Mr Gill said the council was simply trying to follow due process and a curfew was a reasonable starting point. “For years the situation has been 24 hours, seven days a week of flying. We’ve been hard-pressed to find an airport in Australia that operates like that. Not even Sydney operates like that,’’ he said. Peninsula Aero Club president Jack Vevers said it was an extraordinary situation based on the dislike of the airfield by a “vocal minority” within the community.

“What (council) did unexpectedly and without warning was they walked in and dropped all these stop-work notices on ourselves at the aero club and a number of businesses that operate at the airport and have been operating for more than half a century,” Mr Vevers said.

“It was brutal and abrupt with no explanation other than a few lines in these letters which were technically poorly produced.”

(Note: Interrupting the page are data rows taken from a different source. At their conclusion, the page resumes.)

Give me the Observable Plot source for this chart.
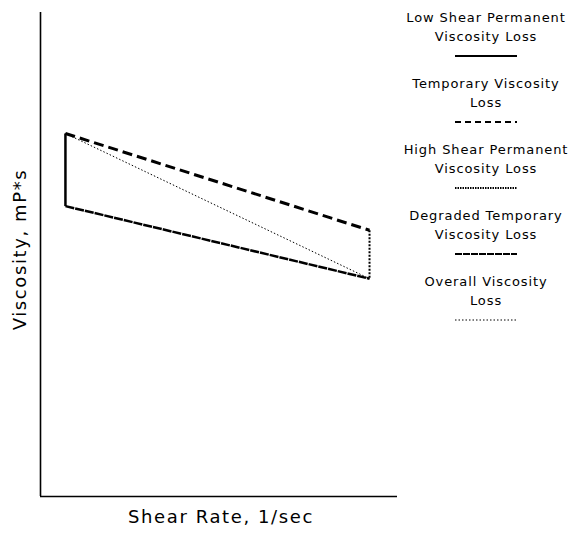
<!DOCTYPE html>
<html>
<head>
<meta charset="utf-8">
<script src="https://cdn.jsdelivr.net/npm/d3@7"></script>
<script src="https://cdn.jsdelivr.net/npm/@observablehq/plot@0.6"></script>
<style>
  html, body { margin: 0; padding: 0; background: #fff; }
  #wrap { position: relative; width: 574px; height: 533px; }
  #legend { position: absolute; left: 397px; top: 8px; width: 178px;
    font-family: "DejaVu Sans", sans-serif; font-size: 13px; letter-spacing: 0.9px;
    color: #000; text-align: center; }
  .entry { height: 66px; }
  .entry .lab { line-height: 19px; height: 19px; }
  .entry svg { display: block; margin: 6px auto 0; }
</style>
</head>
<body>
<div id="wrap">
  <div id="chart"></div>
  <div id="legend"></div>
</div>
<script>
// Shear rate positions: low shear and high shear
const shearRates = [1, 2];
// Viscosity of fresh oil at each shear rate
const freshViscosity = [75, 55];
// Viscosity of sheared (permanently degraded) oil at each shear rate
const degradedViscosity = [60, 45];

// Legend entries, in drawing order
const lossLabels = [
  ["Low Shear Permanent", "Viscosity Loss"],
  ["Temporary Viscosity", "Loss"],
  ["High Shear Permanent", "Viscosity Loss"],
  ["Degraded Temporary", "Viscosity Loss"],
  ["Overall Viscosity", "Loss"]
];

const styles = [
  {strokeWidth: 2.5, strokeDasharray: null, legendDash: null},
  {strokeWidth: 3, strokeDasharray: "10,5", legendDash: "6,4"},
  {strokeWidth: 2, strokeDasharray: "2,1.5", legendDash: "1.5,1"},
  {strokeWidth: 2.5, strokeDasharray: "9,1", legendDash: "7,1"},
  {strokeWidth: 1, strokeDasharray: "1.5,2", legendDash: "1.5,2"}
];

// Each loss as a segment between two (shear rate, viscosity) states
const segments = [
  {x1: shearRates[0], y1: freshViscosity[0], x2: shearRates[0], y2: degradedViscosity[0]},
  {x1: shearRates[0], y1: freshViscosity[0], x2: shearRates[1], y2: freshViscosity[1]},
  {x1: shearRates[1], y1: freshViscosity[1], x2: shearRates[1], y2: degradedViscosity[1]},
  {x1: shearRates[0], y1: degradedViscosity[0], x2: shearRates[1], y2: degradedViscosity[1]},
  {x1: shearRates[0], y1: freshViscosity[0], x2: shearRates[1], y2: degradedViscosity[1]}
];

const chart = Plot.plot({
  width: 574,
  height: 533,
  marginLeft: 40,
  marginRight: 177,
  marginTop: 12,
  marginBottom: 37,
  style: {letterSpacing: "1.6px"},
  x: {domain: [0.918, 2.092], axis: null},
  y: {domain: [0, 100], axis: null},
  marks: [
    Plot.ruleX([0.918], {strokeWidth: 1.6}),
    Plot.ruleY([0], {strokeWidth: 1.6}),
    ...segments.map((s, i) => Plot.link([s], {
      x1: "x1", y1: "y1", x2: "x2", y2: "y2",
      stroke: "black",
      strokeWidth: styles[i].strokeWidth,
      strokeDasharray: styles[i].strokeDasharray,
      strokeLinecap: "butt"
    })),
    Plot.text(["Shear Rate, 1/sec"], {
      frameAnchor: "bottom", dx: 2, dy: 26, fontSize: 18,
      fontFamily: "DejaVu Sans, sans-serif", fill: "black"
    }),
    Plot.text(["Viscosity, mP*s"], {
      frameAnchor: "left", textAnchor: "middle", dx: -20, dy: -5, rotate: -90, fontSize: 18,
      fontFamily: "DejaVu Sans, sans-serif", fill: "black"
    })
  ]
});
document.getElementById("chart").appendChild(chart);

// Legend: two text lines and a line sample per entry
const legend = d3.select("#legend");
lossLabels.forEach((lines, i) => {
  const e = legend.append("div").attr("class", "entry");
  lines.forEach(t => e.append("div").attr("class", "lab").text(t));
  const svg = e.append("svg").attr("width", 62).attr("height", 8);
  svg.append("line")
    .attr("x1", 0).attr("x2", 62).attr("y1", 4).attr("y2", 4)
    .attr("stroke", "black")
    .attr("stroke-width", Math.min(styles[i].strokeWidth, 2))
    .attr("stroke-dasharray", styles[i].legendDash);
});
</script>
</body>
</html>
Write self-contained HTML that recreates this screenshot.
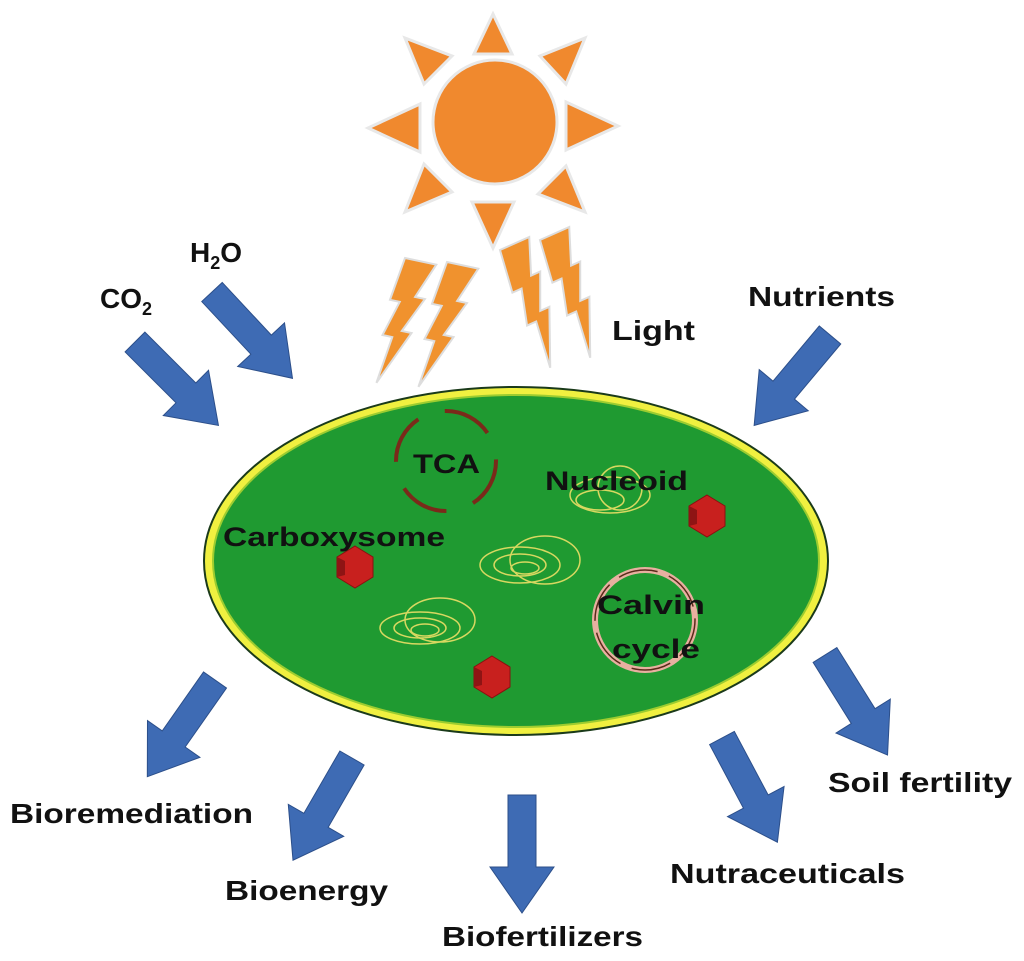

He said a “minor planning issue” had been turned into a huge social problem that threatened the livelihoods of 100 people working at the site.

“Many businesses have been here for so long they transcend the planning scheme. But you can’t just suddenly walk in and close them up,” Mr Vevers said.

Helicopter Resources managing director Bill English said the “cease and desist” notice would prevent his business from maintaining helicopters on site.

“It so happens we don’t have anything in the workshop at the moment but it will affect our *future,” Mr English said. “We have another workshop in Hobart so that’s always an option (to relocate work there) but that would be *disruptive to a lot of people.” Mr Vevers said the airfield was of vital importance to the Mornington Peninsula, which had a population of 164,000 but received seven million visitors a year.

“A lot of things hang off the success of the airport; it’s really having a significant impact on the town,” Mr Vevers said. “People want to trust their council but it’s frightening to think a council has the power to not be looking after people but destroying their livelihoods in such an *abrupt way without discussion.”

Mr Gill denied the council was being manipulated by a vocal minority. “Council’s not influenced by who makes the loudest noise,” he said.

“If there’s anyone who makes a lot of noise it’s the airfield because they don’t like what’s happening.”